However, for most of my life, Italy was actually more important to me because of its ancient history rather than its modern culture. The Roman Empire, which apparently every man thinks about every week, according to recent memes, and its language, Latin, were the focus of my education for most of my teenage life. I started studying Latin when I was nine, and I carried on through until I was 22, so I knew a lot about Italian history and a lot about its ancient language. But back in 2015, I actually knew very little about Italy as a modern country, as a real place where real people lived, rather than just all the cultural artefacts and incredible history that it was well-known for.
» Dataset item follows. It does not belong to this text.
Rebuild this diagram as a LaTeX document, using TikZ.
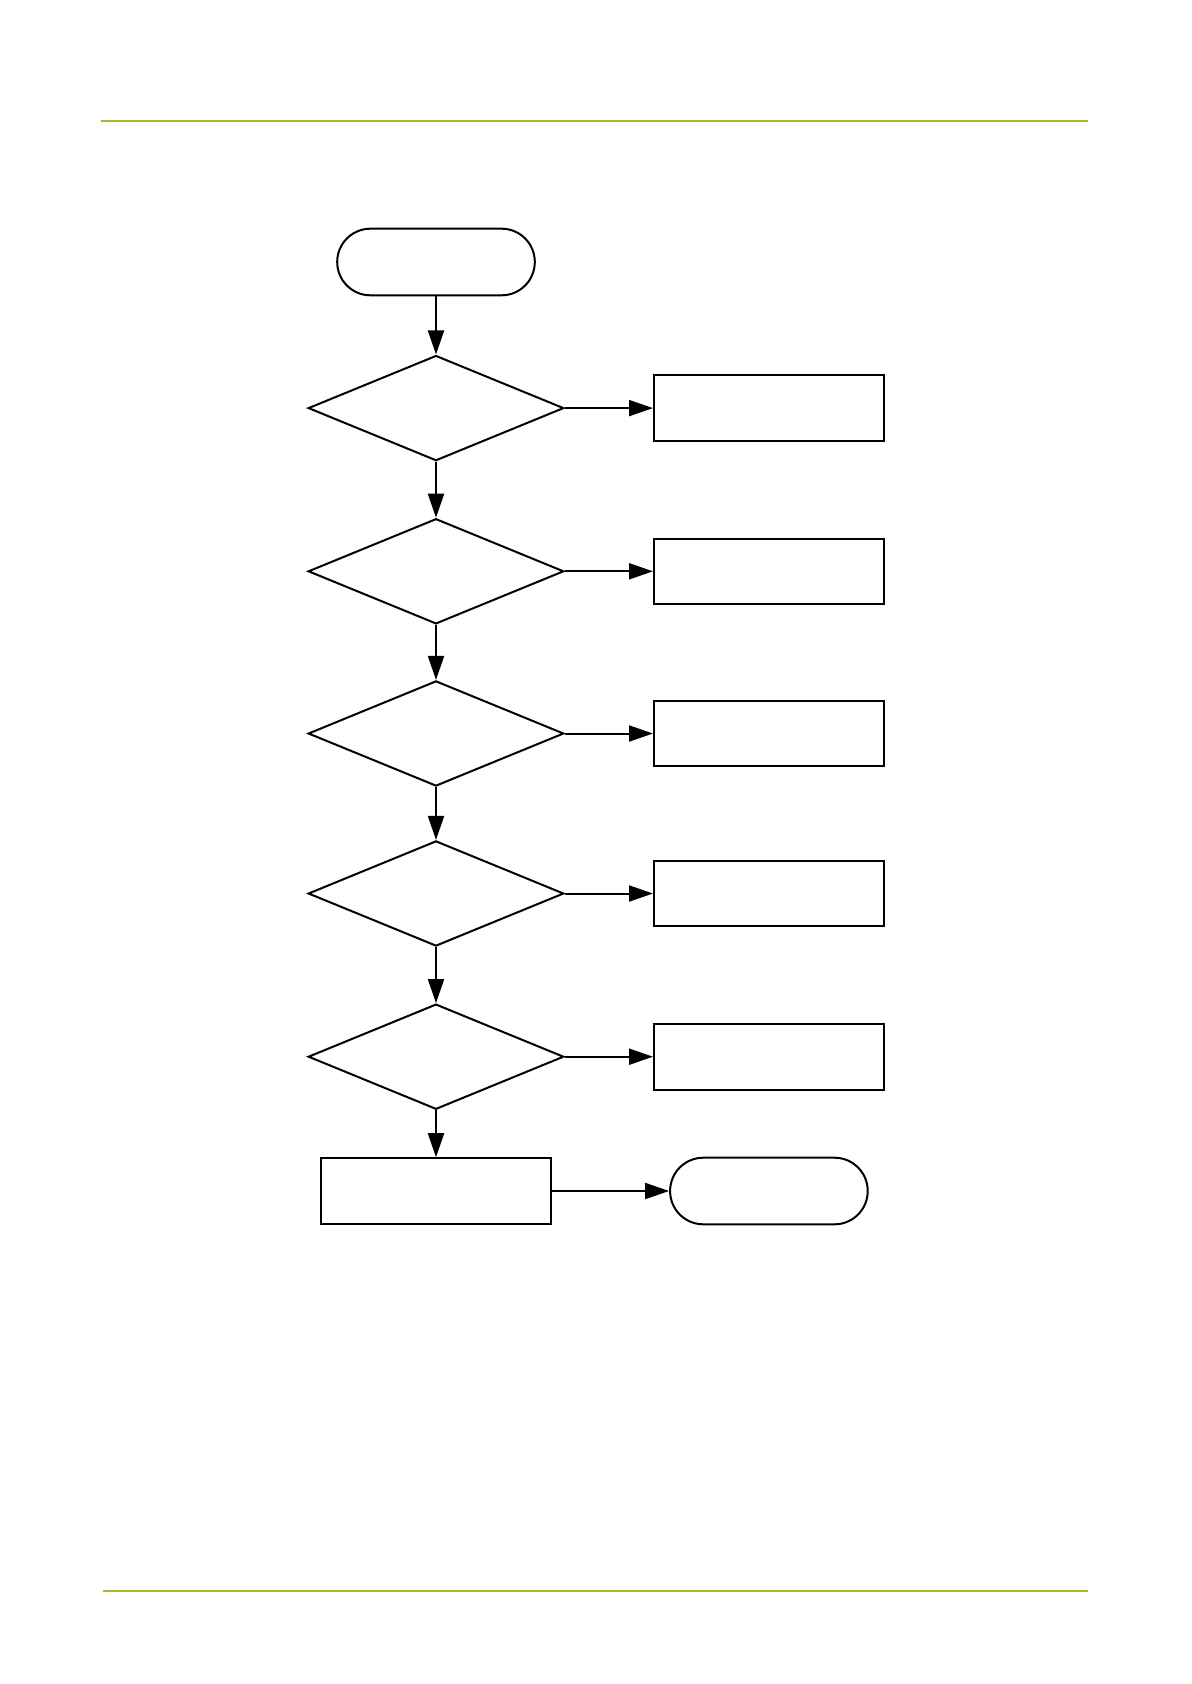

[00:02:05.550] - Oliver (Host)

In 2015, I was working as a lawyer for a British law firm, which had its headquarters in London, but had offices all over the world. I was living in Frankfurt, Germany, and working from my firm's office there. I remember that towards the end of my contracted period of six months in Germany, I was just about to board a long haul flight to come back from a holiday to South Korea, of all places, when I received an unexpected an email from HR, Human Resources, in the London office, and they wrote, "Dear Oliver, I hope you're well. We've just had a space open up in the Milan office. Would you like to spend six more months abroad rather than coming straight back to London?"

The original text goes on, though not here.